Source code of charts:
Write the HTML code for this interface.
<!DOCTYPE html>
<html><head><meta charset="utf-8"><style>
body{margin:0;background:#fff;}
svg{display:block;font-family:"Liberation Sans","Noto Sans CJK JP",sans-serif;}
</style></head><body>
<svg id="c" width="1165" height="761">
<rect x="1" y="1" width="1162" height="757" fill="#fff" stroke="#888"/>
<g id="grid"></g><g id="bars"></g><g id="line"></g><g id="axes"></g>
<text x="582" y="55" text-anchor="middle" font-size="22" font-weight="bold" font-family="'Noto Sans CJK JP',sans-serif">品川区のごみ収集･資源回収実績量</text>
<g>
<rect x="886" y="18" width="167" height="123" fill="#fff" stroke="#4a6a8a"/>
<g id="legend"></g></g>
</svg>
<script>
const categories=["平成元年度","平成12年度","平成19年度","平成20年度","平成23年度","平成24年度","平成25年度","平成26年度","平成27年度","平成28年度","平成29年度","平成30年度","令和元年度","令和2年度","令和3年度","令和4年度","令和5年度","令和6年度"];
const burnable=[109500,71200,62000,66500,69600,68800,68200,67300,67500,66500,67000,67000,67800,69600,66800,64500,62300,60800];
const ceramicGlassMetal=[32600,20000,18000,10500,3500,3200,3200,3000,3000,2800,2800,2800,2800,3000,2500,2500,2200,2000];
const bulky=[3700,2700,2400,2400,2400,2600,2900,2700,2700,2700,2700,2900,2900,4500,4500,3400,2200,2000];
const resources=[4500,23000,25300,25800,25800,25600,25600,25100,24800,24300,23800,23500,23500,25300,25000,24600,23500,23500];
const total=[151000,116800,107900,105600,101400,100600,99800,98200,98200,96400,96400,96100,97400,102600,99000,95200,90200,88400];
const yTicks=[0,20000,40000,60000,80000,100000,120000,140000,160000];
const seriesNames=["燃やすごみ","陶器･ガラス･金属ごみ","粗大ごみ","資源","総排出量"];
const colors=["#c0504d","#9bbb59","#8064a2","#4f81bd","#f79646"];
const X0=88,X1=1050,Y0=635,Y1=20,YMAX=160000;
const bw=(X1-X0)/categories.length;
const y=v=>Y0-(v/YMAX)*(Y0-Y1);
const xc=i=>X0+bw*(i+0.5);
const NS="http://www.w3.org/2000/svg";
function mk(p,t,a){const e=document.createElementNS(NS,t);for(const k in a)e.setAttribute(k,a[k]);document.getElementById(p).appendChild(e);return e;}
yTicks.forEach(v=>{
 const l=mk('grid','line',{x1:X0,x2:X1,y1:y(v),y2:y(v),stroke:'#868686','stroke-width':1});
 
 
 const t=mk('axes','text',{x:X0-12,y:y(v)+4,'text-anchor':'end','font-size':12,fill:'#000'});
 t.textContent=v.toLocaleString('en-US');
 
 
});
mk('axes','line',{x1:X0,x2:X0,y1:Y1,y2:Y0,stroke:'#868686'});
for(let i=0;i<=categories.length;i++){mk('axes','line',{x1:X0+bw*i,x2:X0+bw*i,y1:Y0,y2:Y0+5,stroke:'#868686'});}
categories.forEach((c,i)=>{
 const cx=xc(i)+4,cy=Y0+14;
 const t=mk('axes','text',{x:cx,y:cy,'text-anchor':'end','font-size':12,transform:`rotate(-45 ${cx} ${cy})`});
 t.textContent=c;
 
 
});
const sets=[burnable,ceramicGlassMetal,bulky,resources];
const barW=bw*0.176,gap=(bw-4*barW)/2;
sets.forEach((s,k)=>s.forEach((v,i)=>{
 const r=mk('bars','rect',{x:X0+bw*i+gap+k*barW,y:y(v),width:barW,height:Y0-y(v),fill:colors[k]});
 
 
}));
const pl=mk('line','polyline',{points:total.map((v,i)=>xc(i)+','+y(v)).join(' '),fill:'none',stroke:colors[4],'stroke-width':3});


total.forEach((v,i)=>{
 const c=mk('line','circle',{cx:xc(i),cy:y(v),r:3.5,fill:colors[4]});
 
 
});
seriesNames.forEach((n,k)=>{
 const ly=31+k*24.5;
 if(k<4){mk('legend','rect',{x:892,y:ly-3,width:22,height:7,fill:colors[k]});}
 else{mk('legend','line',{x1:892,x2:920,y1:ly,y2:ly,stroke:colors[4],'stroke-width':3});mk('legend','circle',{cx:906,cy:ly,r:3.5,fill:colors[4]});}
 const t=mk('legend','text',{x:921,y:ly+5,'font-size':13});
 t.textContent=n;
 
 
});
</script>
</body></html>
--
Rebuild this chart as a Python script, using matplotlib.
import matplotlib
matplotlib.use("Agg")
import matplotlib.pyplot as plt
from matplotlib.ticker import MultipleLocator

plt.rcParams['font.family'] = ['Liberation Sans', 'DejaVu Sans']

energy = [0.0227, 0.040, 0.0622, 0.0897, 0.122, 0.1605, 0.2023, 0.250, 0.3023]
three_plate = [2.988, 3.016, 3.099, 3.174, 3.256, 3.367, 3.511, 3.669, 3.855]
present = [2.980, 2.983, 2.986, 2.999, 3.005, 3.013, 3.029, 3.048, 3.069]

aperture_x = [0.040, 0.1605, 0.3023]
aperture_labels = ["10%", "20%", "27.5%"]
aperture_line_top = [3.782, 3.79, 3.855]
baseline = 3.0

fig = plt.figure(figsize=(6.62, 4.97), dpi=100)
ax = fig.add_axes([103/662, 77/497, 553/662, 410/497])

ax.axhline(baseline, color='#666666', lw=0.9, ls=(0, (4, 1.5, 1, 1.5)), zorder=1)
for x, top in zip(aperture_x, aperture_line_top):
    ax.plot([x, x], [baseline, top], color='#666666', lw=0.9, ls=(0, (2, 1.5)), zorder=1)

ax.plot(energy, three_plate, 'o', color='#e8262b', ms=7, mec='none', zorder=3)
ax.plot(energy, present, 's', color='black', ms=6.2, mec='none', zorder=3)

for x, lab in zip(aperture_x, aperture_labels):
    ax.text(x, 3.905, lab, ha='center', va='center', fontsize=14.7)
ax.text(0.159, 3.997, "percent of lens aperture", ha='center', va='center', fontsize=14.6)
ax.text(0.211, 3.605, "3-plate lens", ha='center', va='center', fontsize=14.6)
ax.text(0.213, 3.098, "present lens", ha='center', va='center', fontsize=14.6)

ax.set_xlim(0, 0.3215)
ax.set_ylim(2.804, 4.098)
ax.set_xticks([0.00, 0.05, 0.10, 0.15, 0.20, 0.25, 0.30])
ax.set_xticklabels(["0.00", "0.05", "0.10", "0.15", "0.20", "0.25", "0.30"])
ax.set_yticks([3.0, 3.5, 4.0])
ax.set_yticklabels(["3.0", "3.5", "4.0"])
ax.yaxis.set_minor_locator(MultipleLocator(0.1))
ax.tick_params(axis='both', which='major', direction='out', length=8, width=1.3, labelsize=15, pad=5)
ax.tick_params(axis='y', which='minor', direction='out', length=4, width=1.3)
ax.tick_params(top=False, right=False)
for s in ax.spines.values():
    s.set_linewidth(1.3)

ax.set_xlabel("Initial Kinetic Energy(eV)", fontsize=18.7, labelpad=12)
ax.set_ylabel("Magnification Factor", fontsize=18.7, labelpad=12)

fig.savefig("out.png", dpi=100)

◆ Requirements ◆
Copy each line of the listing that includes "matplotlib".

◆ Solution for this problem ◆
Rebuild this chart as a Python script, using matplotlib.
import matplotlib
matplotlib.use("Agg")
import matplotlib.pyplot as plt
from matplotlib.ticker import MultipleLocator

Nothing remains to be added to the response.